Mit einfachen, kurzen Geschichten kannst du auch verschiedene Arbeitsmethoden ausprobieren. Bist du eher ein Plotter oder nicht? Treten Probleme auf, lassen sie sich leichter lösen. Oder du versuchst dich in verschiedenen Genres. Schon manch eine war überrascht, als sich herausstellte, dass sie lieber Liebesromane schreibt als Fantasy.
9. Arbeite an deinem Selbstbewusstsein
Alle Tipps, die du hier gelesen hast, laufen im Prinzip auf diesen Punkt hier hinaus. Das Schreiben ist nicht abgekoppelt von deinem sonstigem Leben. Bist du ein unsicherer Mensch, werden dich eher Selbstzweifel befallen als wenn du vor Selbstbewusstsein strotzt. Daher wird alles, was deine Persönlichkeit wachsen lässt, sich unmittelbar auch auf deine Fähigkeiten zu schreiben auswirken.
Vielleicht übernimmst du einige der Tipps, selbstverständlich etwas abgewandelt, auch für dein Alltagsleben. Oder umgekehrt, du stärkst deine Energie und dein Selbstbewusstsein in jedem Bereich deines Lebens und profitierst darüber beim Schreiben. Auch Glaubenssätze können sehr hinderlich sein, fürs Schreiben und für das Leben sowieso.

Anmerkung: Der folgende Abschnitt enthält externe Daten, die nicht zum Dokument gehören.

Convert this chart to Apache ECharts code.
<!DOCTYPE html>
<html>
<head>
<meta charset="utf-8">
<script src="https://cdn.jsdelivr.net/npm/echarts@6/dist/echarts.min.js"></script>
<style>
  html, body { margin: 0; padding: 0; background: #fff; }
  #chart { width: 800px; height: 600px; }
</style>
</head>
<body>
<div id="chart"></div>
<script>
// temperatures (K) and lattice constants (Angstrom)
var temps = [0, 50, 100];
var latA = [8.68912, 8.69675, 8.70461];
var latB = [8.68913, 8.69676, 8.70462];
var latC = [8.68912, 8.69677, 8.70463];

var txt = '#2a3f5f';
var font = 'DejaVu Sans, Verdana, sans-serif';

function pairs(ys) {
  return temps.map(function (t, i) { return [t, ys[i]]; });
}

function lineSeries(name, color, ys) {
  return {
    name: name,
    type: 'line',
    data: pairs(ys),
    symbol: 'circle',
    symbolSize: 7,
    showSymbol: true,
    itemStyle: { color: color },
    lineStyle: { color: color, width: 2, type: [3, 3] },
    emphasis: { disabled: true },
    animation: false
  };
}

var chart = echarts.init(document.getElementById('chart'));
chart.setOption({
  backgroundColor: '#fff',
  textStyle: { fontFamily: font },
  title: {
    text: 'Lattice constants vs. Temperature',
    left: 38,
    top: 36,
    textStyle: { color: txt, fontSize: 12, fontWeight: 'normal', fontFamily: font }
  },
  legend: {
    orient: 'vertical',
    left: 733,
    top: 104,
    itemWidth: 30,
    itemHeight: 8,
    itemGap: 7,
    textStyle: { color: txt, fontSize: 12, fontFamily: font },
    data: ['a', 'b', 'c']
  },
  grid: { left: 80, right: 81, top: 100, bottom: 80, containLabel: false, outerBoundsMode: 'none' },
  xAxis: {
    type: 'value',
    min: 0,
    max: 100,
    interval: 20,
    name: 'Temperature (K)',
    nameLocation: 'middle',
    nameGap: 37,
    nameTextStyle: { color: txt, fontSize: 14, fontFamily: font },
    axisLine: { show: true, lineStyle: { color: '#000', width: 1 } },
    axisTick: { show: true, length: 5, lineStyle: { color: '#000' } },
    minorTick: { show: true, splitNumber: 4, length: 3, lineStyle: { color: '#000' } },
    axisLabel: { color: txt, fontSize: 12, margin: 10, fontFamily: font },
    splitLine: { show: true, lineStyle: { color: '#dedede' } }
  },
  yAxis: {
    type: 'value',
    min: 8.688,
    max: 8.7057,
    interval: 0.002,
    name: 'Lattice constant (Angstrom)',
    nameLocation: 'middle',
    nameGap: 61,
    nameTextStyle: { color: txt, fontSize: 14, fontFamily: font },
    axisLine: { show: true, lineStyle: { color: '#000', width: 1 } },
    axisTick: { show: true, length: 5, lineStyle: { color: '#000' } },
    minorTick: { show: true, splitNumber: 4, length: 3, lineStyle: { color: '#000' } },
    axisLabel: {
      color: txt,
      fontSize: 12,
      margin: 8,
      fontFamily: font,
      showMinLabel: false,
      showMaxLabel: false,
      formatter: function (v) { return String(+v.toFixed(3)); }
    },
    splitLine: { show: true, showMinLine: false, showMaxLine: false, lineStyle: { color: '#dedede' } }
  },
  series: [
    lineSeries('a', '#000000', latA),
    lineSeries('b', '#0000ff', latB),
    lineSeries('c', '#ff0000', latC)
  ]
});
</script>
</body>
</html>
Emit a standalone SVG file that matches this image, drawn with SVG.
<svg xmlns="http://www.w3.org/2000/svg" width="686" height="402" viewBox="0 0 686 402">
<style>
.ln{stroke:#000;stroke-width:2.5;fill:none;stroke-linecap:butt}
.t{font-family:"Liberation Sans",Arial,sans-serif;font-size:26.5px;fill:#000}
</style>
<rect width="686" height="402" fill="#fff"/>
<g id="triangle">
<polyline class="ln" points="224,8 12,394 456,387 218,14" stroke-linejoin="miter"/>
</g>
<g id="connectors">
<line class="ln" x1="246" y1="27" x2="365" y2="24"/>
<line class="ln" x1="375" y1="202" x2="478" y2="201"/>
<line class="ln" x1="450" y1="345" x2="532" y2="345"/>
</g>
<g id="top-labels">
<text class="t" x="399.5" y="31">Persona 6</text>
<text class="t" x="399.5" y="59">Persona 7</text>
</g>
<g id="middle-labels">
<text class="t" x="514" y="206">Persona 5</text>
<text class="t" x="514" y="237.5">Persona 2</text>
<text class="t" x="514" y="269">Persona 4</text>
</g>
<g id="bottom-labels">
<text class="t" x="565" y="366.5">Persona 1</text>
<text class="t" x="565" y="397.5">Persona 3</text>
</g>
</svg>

Konzentriere dich eher auf die Bereiche, in denen du gut bist und übertrage den Stolz, den du dabei empfindest, auf das Schreiben. Wenn du zum Beispiel seit zehn Jahren eine Kinder-Turngruppe leitest, dann hast du doch bewiesen, dass du dich mit Theorie und Praxis eines bestimmten Bereiches beschäftigen kannst! Warum sollte dir das nicht auch beim Schreiben gelingen? Wo stehst du in zehn Jahren beim Schreiben, wenn du dich genauso intensiv damit auseinandersetzt?